Ships to power up with giant kites
Cargo ships and other seagoing vessels may soon be partly powered by high-altitude kites under a European project supported by Swiss researchers.
The Arc Engineering College in western Switzerland is one of nine European universities and partners working on the three-year KitVes venture, launched last year, to generate electricity on board ships.
Unlike a previous concept announced in 2008, which uses kites to harness wind power to supplement ships’ propulsion systems, the KitVes project generates electricity to support onboard auxiliary services, such as electronic equipment and air conditioning.
It generates power by raising and lowering 100m2 kites to and from altitudes of 1,000 metres, explained Valérie Briquez, coordinator for the project at the Arc Engineering College based in Le Locle.
“A kite flying at high altitude catches the wind. It pulls on cables and this traction causes an electrical generator to rotate,” Briquez told swissinfo.ch.
When the cables are entirely unwound the kite is guided to a position where it loses its wind resistance and the cables are wound in.
Based on this “yo-yo” phenomenon, the energy consumed by the winding phase is just a fraction of that generated during the unwinding stage.
The idea for the European Union-funded project was dreamed up by the Italian company Sequoia Automation, which is also developing kite-powered wind farms.
Ups and downs
“The difficulty will be to bring the kite back down without wasting energy or as little as possible,” she said. But if sufficient energy is generated, it could be used to power an electric motor on a ship, added the Swiss coordinator.
According to the KitVes website, the current project could generate between 60 kilowatts and 30 megawatts of power for one ship, depending on the set-up.
“Different studies have shown that in the troposphere, situated between eight to 15 kilometres [above sea level], there is always constant wind,” Briquez said.
At higher altitudes, average wind speed increases. At 80 metres above the ground, the height of the latest generation of wind turbines, the average wind speed is estimated at 4.6 m/s while at 10 metres above ground level it is even lower – 3.3 m/s.
Experts say wind power starts to become interesting at 800 metres, with constant winds of around 7.2 m/s, which can generate almost four times the wind power of wind turbines (205 watts per square metre versus 58W/m2).
In the KitVes project, kite wings will be fitted with electronic sensors so that data on position, acceleration and orientation can be sent to a control unit on the boat.
Motors located on board the vessel will control the kite’s flight paths and also act as power generators.
The Arc Engineering College, which has specific mechanical and electronic expertise, is responsible for three specific areas of the KitVes project.
“We have to work out how to supply the sensors with energy when they are flying at an altitude of one kilometre,” explained Briquez.

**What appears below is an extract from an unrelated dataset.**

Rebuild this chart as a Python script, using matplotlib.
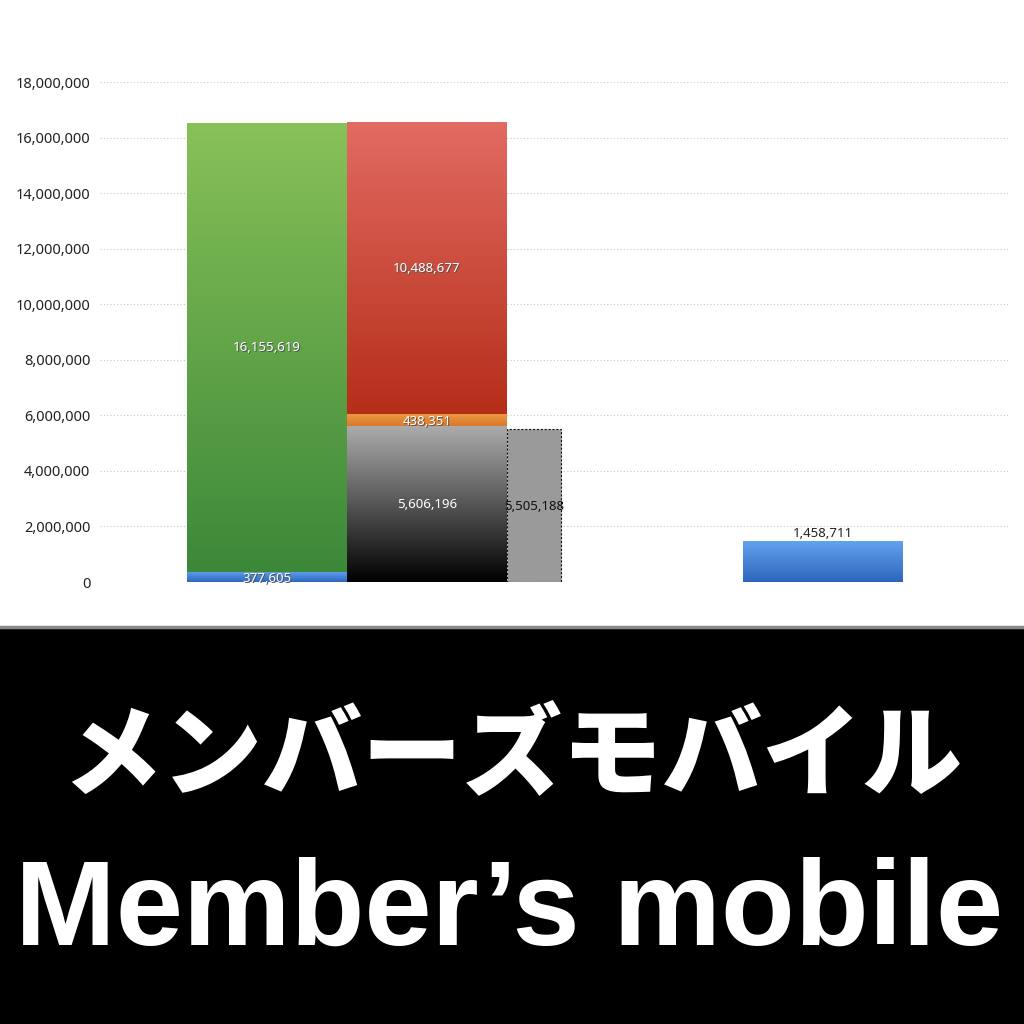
import matplotlib
matplotlib.use("Agg")
import matplotlib.pyplot as plt
import numpy as np
from matplotlib.patches import Rectangle

plt.rcParams['font.family'] = ['Noto Sans CJK JP', 'DejaVu Sans']

# ---- data ----
stack1_labels = ["blue", "green"]
stack1_values = [377605, 16155619]
stack2_labels = ["black", "orange", "red"]
stack2_values = [5606196, 438351, 10488677]
gray_value = 5505188
blue_value = 1458711
yticks = [0, 2000000, 4000000, 6000000, 8000000, 10000000, 12000000, 14000000, 16000000, 18000000]
title_jp = "メンバーズモバイル"
title_en = "Member’s mobile"

# ---- styles ----
grad = {
    "blue": ("#62a2ee", "#2d66bd"),
    "green": ("#88c158", "#3c8839"),
    "black": ("#ababab", "#000000"),
    "orange": ("#f09a45", "#d8782a"),
    "red": ("#e26b62", "#b52e19"),
}
NUMFONT = ["Noto Sans", "DejaVu Sans"]
LBL = 9.5

fig = plt.figure(figsize=(10.24, 10.24), dpi=100)
fig.patch.set_facecolor("white")

ax = fig.add_axes([100/1024, (1024-582)/1024, 908/1024, 500/1024])
ax.set_xlim(0, 908)
ax.set_ylim(0, 18000000)
for s in ax.spines.values():
    s.set_visible(False)
ax.set_xticks([])
ax.set_yticks(yticks)
ax.set_yticklabels([f"{v:,}" for v in yticks], fontsize=10.5, color="#222222", family=NUMFONT)
ax.tick_params(axis="y", length=0, pad=7)
for v in yticks:
    ax.axhline(v, color="#c8c8c8", lw=0.8, ls=(0, (1, 2)), zorder=0)


def grad_bar(x0, w, y0, h, key):
    top, bot = grad[key]
    c1 = np.array(matplotlib.colors.to_rgb(top))
    c2 = np.array(matplotlib.colors.to_rgb(bot))
    t = np.linspace(0, 1, 256)[:, None]
    img = (c1 * (1 - t) + c2 * t)[:, None, :]
    ax.imshow(img, extent=[x0, x0 + w, y0, y0 + h], aspect="auto", zorder=2,
              interpolation="bilinear", origin="upper")


def label(x, y, v):
    ax.text(x + 0.8, y - 45000, f"{v:,}", ha="center", va="center", fontsize=LBL,
            color="#555555", zorder=4, family=NUMFONT)
    ax.text(x, y, f"{v:,}", ha="center", va="center", fontsize=LBL, color="white",
            zorder=5, family=NUMFONT)


W = 160
# stack 1
x0 = 87
base = 0
for k, v in zip(stack1_labels, stack1_values):
    grad_bar(x0, W, base, v, k)
    base += v
label(x0 + W/2, stack1_values[0]/2 - 50000, stack1_values[0])
label(x0 + W/2, stack1_values[0] + stack1_values[1]/2, stack1_values[1])

# stack 2
x0 = 247
base = 0
for k, v in zip(stack2_labels, stack2_values):
    grad_bar(x0, W, base, v, k)
    label(x0 + W/2, base + v/2 - (30000 if k == "orange" else 0), v)
    base += v

# gray dashed bar
ax.add_patch(Rectangle((407, 0), 54, gray_value, facecolor="#9a9a9a", edgecolor="#111111",
                       lw=0.8, ls=(0, (2, 1.5)), zorder=3))
ax.text(407 + 27, gray_value/2 - 50000, f"{gray_value:,}", ha="center", va="center", fontsize=LBL,
        color="#111111", zorder=5, family=NUMFONT)

# blue bar
grad_bar(643, W, 0, blue_value, "blue")
ax.text(643 + W/2, blue_value + 280000, f"{blue_value:,}", ha="center", va="center", fontsize=LBL,
        color="#222222", zorder=5, family=NUMFONT)

ax.set_xlim(0, 908)
ax.set_ylim(0, 18000000)

# bottom black band
band = fig.add_axes([0, 0, 1, (1024-627)/1024])
band.set_xlim(0, 1)
band.set_ylim(0, 1)
band.axis("off")
band.add_patch(Rectangle((0, 0), 1, 1, facecolor="black", transform=band.transAxes))
fig.add_artist(plt.Line2D([0, 1], [(1024-627)/1024, (1024-627)/1024], color="#888888", lw=2.5,
                          transform=fig.transFigure))
fig.text(0.5, (1024-758)/1024, title_jp, ha="center", va="center", color="white",
         fontsize=72, fontweight="black")
fig.text(0.497, (1024-945)/1024, title_en, ha="center", va="baseline", color="white",
         fontsize=87, fontweight="bold", family=["Liberation Sans", "DejaVu Sans"])

fig.savefig("out.png", dpi=100, facecolor="white")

Researchers at Le Locle will also carry out tests on the resistance of polyethylene cables used on the kites. And they will devise a computerised mathematical model of all possible movements of the kite, cables and motors, to be able to predict its behaviour.
“It’s an extremely gratifying project, as it promotes our skills and is attractive for students. The new generation of students is very interested in renewable energies,” said Briquez.
Other KitVes partners will be looking into issues like materials, security at sea, flying regulations and the prototype boat.
So far, the kite’s yo-yo effect has been successfully tested on terra firma on specially adapted trucks, but two ships have been identified and a prototype should be ready next year.
Simon Bradley, swissinfo.ch
The German company SkySails has developed ship-pulling kites as a supplementary power source for cargo ships, first tested in January 2008 on the MS Beluga SkySails ship.
The company claims that freight ships, and even cruise liners, could reduce fuel consumption by up to 35 per cent under optimal conditions.
Experimental high-altitude wind-power systems using kites are currently being developed by the firm Makani Power in California, and, Sequoia Automation, based in Italy, with its KitGen power plant system.
KitGen says its 100 megawatt kite power plant can produce approximately 500 GWh yearly. This is the amount that 86,000 Europeans consumed in 2003.
According to an April 2009 International Maritime Organisation (IMO) report, combined domestic and international shipping accounts for about 3.3 per cent of the world’s total carbon dioxide emissions, more than railroad freight (0.5 per cent) and airlines (1.9 per cent) combined.
Shipping and aviation are the only industry sectors not regulated under the Kyoto Protocol, which sets targets for greenhouse gas emissions by rich countries from 2008-12.
Pressure has grown for cuts ahead of a crucial climate change summit in Copenhagen in December. If nothing is done, experts expect emissions from shipping to rise by 30 per cent by 2020.
Delegates from member state countries of the International Maritime Organization (IMO) in July approved non-compulsory technical and operational measures to reduce greenhouse emissions from ships.
Environmental groups argue the measures did not go far enough given opposition from China and India.